Tesla Full Self-Driving struggles with routine road conditions

One glaring example was navigating a small residential bridge, where the car drifted within its lane and made uncertain steering adjustments. For a human driver, this is a mundane task, but for Tesla FSD, the environment remains ambiguous, even without complicating factors like rain or fog.

The biggest failures weren’t rare edge cases-often cited by the industry as excuses-but everyday patterns. For instance, Tesla’s FSD frequently got confused around school zones with temporary speed limits, requiring intervention in over 90% of these scenarios. The system sometimes maintained ”school mode” well after hours or misread the road segment entirely.

Railroad crossings were another challenge. In one instance, the Tesla stopped too close behind a leading car, risking a halt directly on the tracks. The human driver had to immediately take control. Similar difficulties occurred during zipper merges, where informal driver behaviors and unwritten rules play a major role-factors hard for AI to decode solely from signs and markings.

Tesla’s weaker points also included roundabouts, narrow streets packed with parked cars, poor road markings, and identifying road users. The system occasionally labeled electric scooters as pedestrians. Bad weather further degraded performance as cameras and algorithms struggled to detect lane borders and road paint. Australia’s mix of highways, suburban streets, and varying pavement quality creates a tough proving ground.

Why Australian roads challenge autonomous driving systems

The key takeaway from this research is that the bottleneck for autonomous driving isn’t just immature AI-it’s the fact that roads are built for human senses and judgment. People effortlessly read contextual cues, interpret gestures, and anticipate local driving habits. For a machine, this requires near-perfect conditions or vast data and computing power.

Back in the late 2010s, many companies hyped up the rapid arrival of full self-driving. Since then, timelines have slipped considerably. Cruise scaled back ambitions following accidents and regulatory clashes, pivoting to a limited robotaxi service. Waymo has taken a cautious, zone-restricted deployment approach. Tesla’s gambit-using cameras and machine learning broadly on public roads-is both bold and controversial.
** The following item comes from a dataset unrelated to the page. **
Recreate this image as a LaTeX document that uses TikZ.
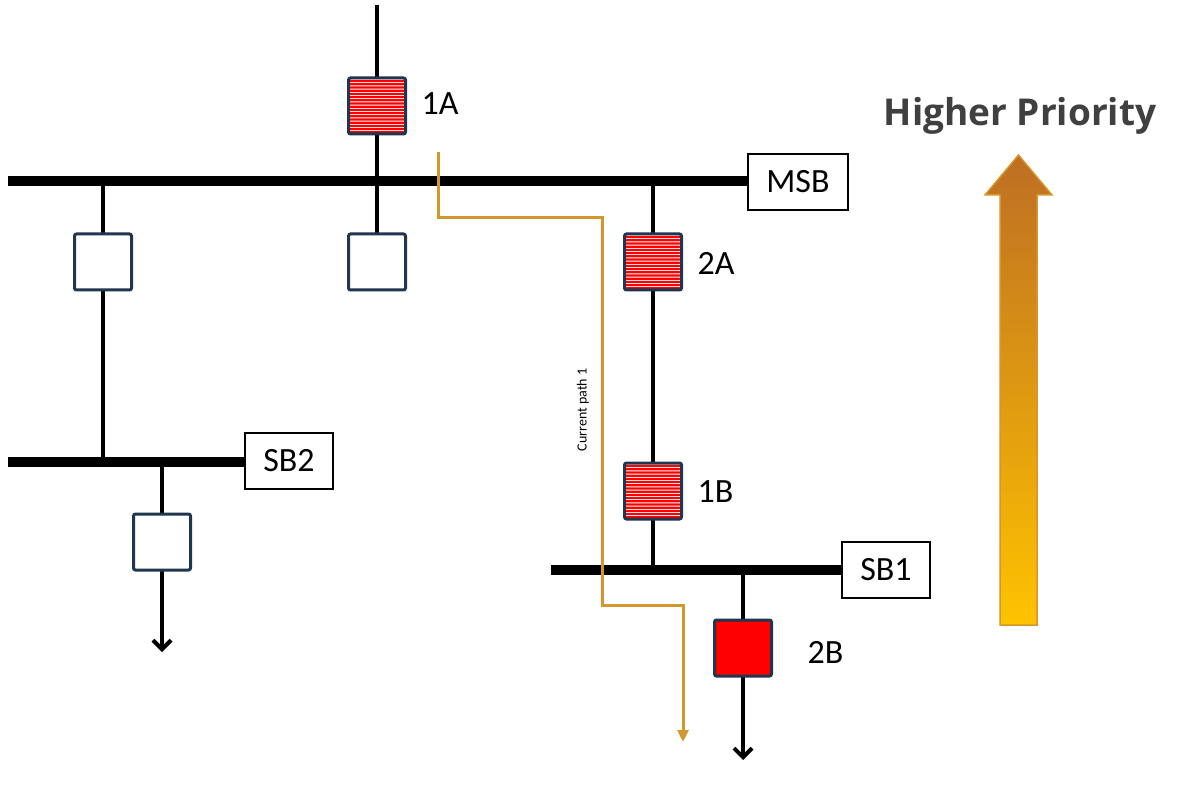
\documentclass[tikz,border=0pt]{standalone}
\usepackage{fontspec}
\setmainfont{Carlito}
\newfontfamily\headfont{Open Sans}
\usetikzlibrary{arrows.meta}
\definecolor{navy}{HTML}{1F3550}
\definecolor{path}{HTML}{D4972E}
\tikzset{
 x=1pt,y=-1pt,
 bus/.style={line width=10pt},
 wire/.style={line width=4.5pt},
 brk/.style={draw=navy,line width=3pt,rounded corners=2pt,fill=white,minimum width=57pt,minimum height=56pt,inner sep=0pt},
 hatched/.style={brk,path picture={\foreach \k in {0,...,16}{\fill[red] ([yshift=-3.2*\k pt-2pt]path picture bounding box.north west) rectangle ([yshift=-3.2*\k pt-4.2pt]path picture bounding box.north east);}}},
 lbl/.style={font=\fontsize{34}{40}\selectfont,anchor=west},
 boxlbl/.style={draw=black,line width=2.5pt,fill=white,font=\fontsize{34}{40}\selectfont,inner sep=0pt,minimum height=56pt},
 arr/.style={-{Straight Barb[length=9pt,width=18pt,line width=4pt]}}
}
\begin{document}
\begin{tikzpicture}
\useasboundingbox (0,0) rectangle (1183,794);
% buses
\draw[bus] (8,181) -- (748,181);
\draw[bus] (8,462) -- (245,462);
\draw[bus] (551,570) -- (842,570);
% wires
\coordinate (top) at (377,5);
\draw[wire] (top) -- (377,181) -- (377,262);
\draw[wire] (103,181) -- (103,462);
\draw[wire] (653,181) -- (653,570);
\coordinate (e2) at (162,652);
\coordinate (e1) at (743,760);
\draw[wire,arr] (162,462) -- (e2);
\draw[wire,arr] (743,570) -- (e1);
% breakers
\node[hatched] (b1A) at (377,106) {};
\node[brk] (bL) at (103,262) {};
\node[brk] (bM) at (377,262) {};
\node[hatched] (b2A) at (653,262) {};
\node[hatched] (b1B) at (653,491) {};
\node[brk] (bS) at (162,542) {};
\node[brk,fill=red] (b2B) at (743,648) {};
% labels
\node[lbl] at (418,104) {1A};
\node[lbl] at (694,263) {2A};
\node[lbl] at (694,492) {1B};
\node[lbl] at (804,652) {2B};
\node[boxlbl,minimum width=100pt] (MSB) at (798,182) {MSB};
\node[boxlbl,minimum width=88pt] (SB2) at (289,461) {SB2};
\node[boxlbl,minimum width=88pt] (SB1) at (886,570) {SB1};
% current path
\coordinate (cs) at (438,152);
\coordinate (ce) at (683,742);
\draw[path,line width=3pt,-{Triangle[length=12pt,width=11pt]}] (cs) -- (438,218) -- (602,218) -- (602,605) -- (683,605) -- (ce);
\node[rotate=90,font=\fontsize{14}{16}\selectfont] (cp) at (583,410) {Current path 1};
% priority arrow
\shade[bottom color=orange!30!yellow!90!red,top color={rgb,255:red,190;green,110;blue,35},draw=path,line width=1.5pt]
 (1000,625) -- (1000,195) -- (985,195) -- (1018.5,155) -- (1052,195) -- (1037,195) -- (1037,625) -- cycle;
\node[font=\headfont\bfseries\fontsize{37}{44}\selectfont,text={rgb,255:red,64;green,64;blue,64}] (hp) at (1020,116) {Higher Priority};
\end{tikzpicture}
\end{document}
Australia has emerged as a testing hotspot for autonomous technology. Tesla is already running FSD on real roads there, while Waymo is exploring robotaxi launches. Yet the local environment-including numerous roundabouts, temporary speed limits, complex suburban routes, and driving customs-doesn’t lend itself to impressive demos.

Improving software and infrastructure to enhance autonomous driving

The study’s authors urge a pragmatic approach that doesn’t rely solely on software breakthroughs. They advocate gradual steps, pairing smarter algorithms with infrastructure tweaks like clearer road markings, duplicated signage, better-organized intersections, and improved pavement conditions. These adjustments offer predictability without major street overhauls and benefit human and machine drivers alike.

This strategy also makes economic sense. Consultancy McKinsey projects the autonomous mobility and advanced driver-assistance systems (ADAS) market could reach hundreds of billions of dollars by the next decade. But widespread adoption depends as much on delivering safe miles requiring zero human intervention as it does on polished software. Australia’s test results underline this challenge starkly: zero fully hands-off trips in over three months.

Interestingly, these vehicles can still be valuable without true autonomy. They double as mobile sensors, collecting real-time data on road surface quality, faded markings, and traffic bottlenecks. However, before Teslas-and other self-driving cars-can smoothly navigate school zones, roundabouts, and railroad crossings solo, the industry faces the daunting task of gathering much more comprehensive on-road experience and moving beyond optimistic promises.